To see other models visualzied check out [this notebook](http://nbviewer.ipython.org/github/bmabey/pyLDAvis/blob/master/notebooks/Movie%20Reviews,%20AP%20News,%20and%20Jeopardy.ipynb).

*ProTip:* To avoid tediously typing in `display` all the time use:

In [18]:
pyLDAvis.enable_notebook()

## Making the common case easy - Gensim and others!

Built on top of the generic `prepare` function are helper functions for [gensim](https://radimrehurek.com/gensim/) and [GraphLab Create](https://dato.com/products/create/). To demonstrate below I am loading up a trained gensim model and coresponding dictionary and corpus (see [this notebook](http://nbviewer.ipython.org/github/bmabey/pyLDAvis/blob/master/notebooks/Gensim%20Newsgroup.ipynb) for how these were created):

In [19]:
import gensim

dictionary = gensim.corpora.Dictionary.load('newsgroups.dict')
corpus = gensim.corpora.MmCorpus('newsgroups.mm')
lda = gensim.models.ldamodel.LdaModel.load('newsgroups_50.model')

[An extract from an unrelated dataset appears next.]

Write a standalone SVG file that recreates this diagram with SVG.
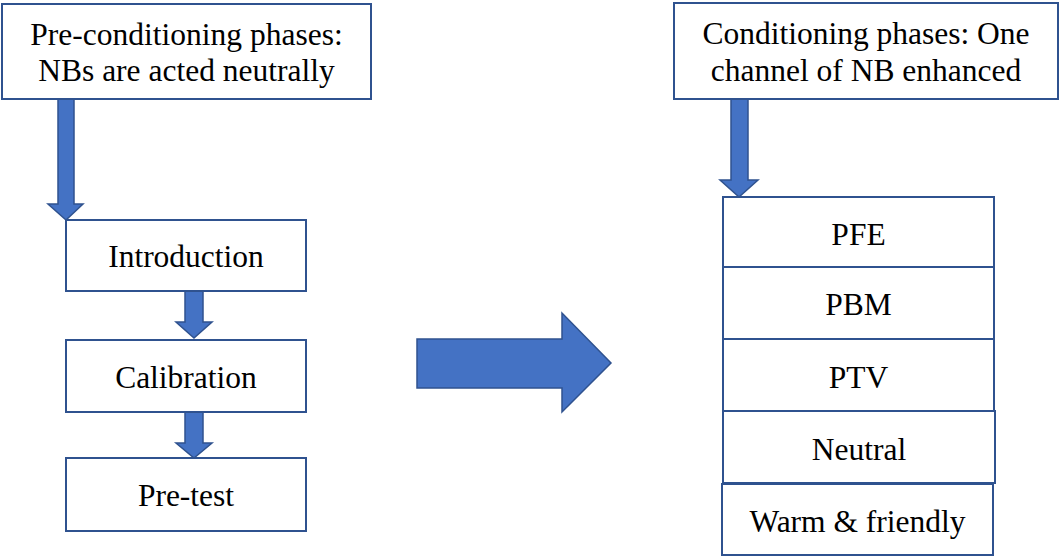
<svg xmlns="http://www.w3.org/2000/svg" width="1059" height="556" viewBox="0 0 1059 556">
<style>
.box{fill:#ffffff;stroke:#2F528F;stroke-width:2}
.arr{fill:#4472C4;stroke:#2F528F;stroke-width:1.5;stroke-linejoin:miter}
.t{font-size:31.5px;fill:#000000;text-anchor:middle}
</style>
<rect width="1059" height="556" fill="#ffffff"/>
<g id="connectors">
<path class="arr" d="M58,99 H74 V204 H83 L66,220 L48,204 H58 Z"/>
<path class="arr" d="M185,291 H203 V322 H212 L194,338 L176,322 H185 Z"/>
<path class="arr" d="M185,412 H203 V443 H212 L194,458 L176,443 H185 Z"/>
<path class="arr" d="M731,99 H748 V180 H758 L739,197 L720,180 H731 Z"/>
<path class="arr" d="M417,339 H562 V313 L611,363 L562,412 V388 H417 Z"/>
</g>
<g id="pre-conditioning">
<rect class="box" x="2" y="4" width="369" height="95"/>
<text class="t" font-family="Liberation Serif" x="186.5" y="45">Pre-conditioning phases:</text>
<text class="t" font-family="Liberation Serif" x="186.5" y="81">NBs are acted neutrally</text>
</g>
<g id="introduction">
<rect class="box" x="66" y="220" width="240" height="71"/>
<text class="t" font-family="Liberation Serif" x="186" y="267">Introduction</text>
</g>
<g id="calibration">
<rect class="box" x="66" y="340" width="240" height="72"/>
<text class="t" font-family="Liberation Serif" x="186" y="388">Calibration</text>
</g>
<g id="pre-test">
<rect class="box" x="66" y="458" width="240" height="73"/>
<text class="t" font-family="Liberation Serif" x="186" y="506">Pre-test</text>
</g>
<g id="conditioning">
<rect class="box" x="674" y="3" width="384" height="96"/>
<text class="t" font-family="Liberation Serif" x="866" y="44">Conditioning phases: One</text>
<text class="t" font-family="Liberation Serif" x="866" y="81">channel of NB enhanced</text>
</g>
<g id="pfe">
<rect class="box" x="723" y="197" width="271" height="70"/>
<text class="t" font-family="Liberation Serif" x="858.5" y="245">PFE</text>
</g>
<g id="pbm">
<rect class="box" x="723" y="267" width="271" height="72"/>
<text class="t" font-family="Liberation Serif" x="858.5" y="315">PBM</text>
</g>
<g id="ptv">
<rect class="box" x="723" y="339" width="271" height="72"/>
<text class="t" font-family="Liberation Serif" x="858.5" y="388">PTV</text>
</g>
<g id="neutral">
<rect class="box" x="723" y="411" width="272" height="72"/>
<text class="t" font-family="Liberation Serif" x="859" y="460">Neutral</text>
</g>
<g id="warm-friendly">
<rect class="box" x="722" y="484" width="271" height="71"/>
<text class="t" font-family="Liberation Serif" x="857.5" y="532">Warm &amp; friendly</text>
</g>
</svg>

In the dark ages in order to inspect our topics all we had was `show_topics` and friends:

In [20]:
lda.show_topics()

[u'0.020*turks + 0.012*press + 0.010*south + 0.010*international + 0.009*san + 0.009*washington + 0.008*april + 0.008*conference + 0.008*may + 0.008*american',
 u"0.019*players + 0.015*article + 0.014*angeles + 0.014*los + 0.012*university + 0.010*nntp + 0.010*host + 0.010*he's + 0.010*posting + 0.010*alan",
 u'0.298*bike + 0.150*max + 0.068*cnn + 0.041*hst + 0.019*labels + 0.011*dane + 0.011*dilemma + 0.009*nhs + 0.008*lak + 0.008*otc',
 u'0.029*season + 0.028*soviet + 0.019*genocide + 0.013*zone + 0.012*closed + 0.012*beat + 0.011*shots + 0.011*aids + 0.011*article + 0.010*brian',
 u'0.031*drive + 0.019*dos + 0.018*windows + 0.017*disk + 0.013*hard + 0.012*system + 0.010*drives + 0.008*problem + 0.008*controller + 0.008*use',
 u'0.014*one + 0.011*power + 0.009*system + 0.009*secure + 0.008*problem + 0.006*waco + 0.006*light + 0.006*use + 0.006*gaza + 0.005*using',
 u'0.069*posting + 0.066*host + 0.064*nntp + 0.047*edu + 0.026*university + 0.017*article + 0.015*reply + 0.015*distribut

Thankfully, in addition to these *still helpful functions*, we can get a feel for all of the topics with this one-liner:

In [21]:
import pyLDAvis.gensim

pyLDAvis.gensim.prepare(lda, corpus, dictionary)

## GraphLab

As I mentioned above you can also easily visualize GraphLab TopicModels as well. Check out [this notebook](http://nbviewer.ipython.org/github/bmabey/pyLDAvis/blob/master/notebooks/GraphLab.ipynb#topic=7&lambda=0.41&term=) if you are interested in that.


## Go forth and visualize!

What are you waiting for? Go ahead and `pip install pyldavis`.